Remove redundant TODO

dmgreen accepted this revision.Nov 30 2019, 1:42 AM

Thanks! LGTM

This revision is now accepted and ready to land.Nov 30 2019, 1:42 AM
This revision was automatically updated to reflect the committed changes.

This broke vectorized code in one case. To repro, fetch https://martin.st/temp/g723.c and compile with clang -target aarch64-w64-mingw32 -c -O3 g723.c. The diff in generated code is available at https://martin.st/temp/g723.s.diff.

The key change is this:

-       mul     v4.2s, v3.2s, v4.2s
-       mls     v4.2s, v5.2s, v2.2s
+       mul     v5.2s, v5.2s, v2.2s
+       mls     v5.2s, v3.2s, v4.2s

Thus it seems the sign is flipped; it used to calculate v3*v4-v5*v2, now it calculates v5*v2-v3*v4.

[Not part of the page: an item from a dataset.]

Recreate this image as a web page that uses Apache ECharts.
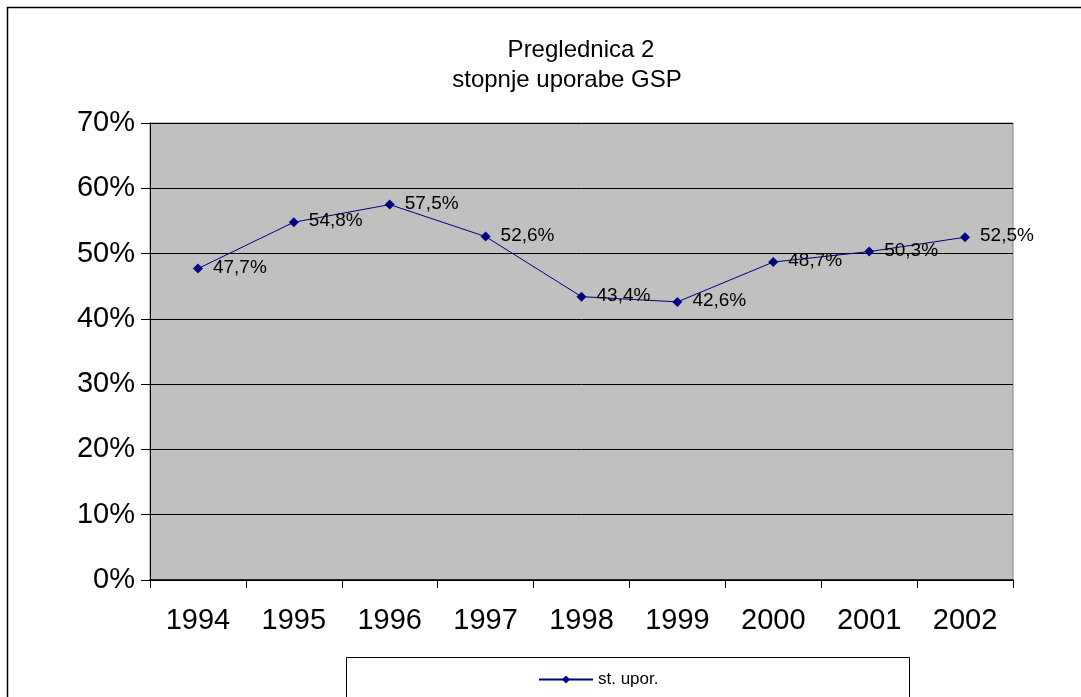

This broke vectorized code in one case. To repro, fetch https://martin.st/temp/g723.c and compile with clang -target aarch64-w64-mingw32 -c -O3 g723.c. The diff in generated code is available at https://martin.st/temp/g723.s.diff.

The key change is this:

-       mul     v4.2s, v3.2s, v4.2s
-       mls     v4.2s, v5.2s, v2.2s
+       mul     v5.2s, v5.2s, v2.2s
+       mls     v5.2s, v3.2s, v4.2s

Thus it seems the sign is flipped; it used to calculate v3*v4-v5*v2, now it calculates v5*v2-v3*v4.

Ah, I messed up MUL + SUB fusing when the MUL is the first operand of the SUB. Looks like those cases weren't being tested either, ah well! A patch is on the way.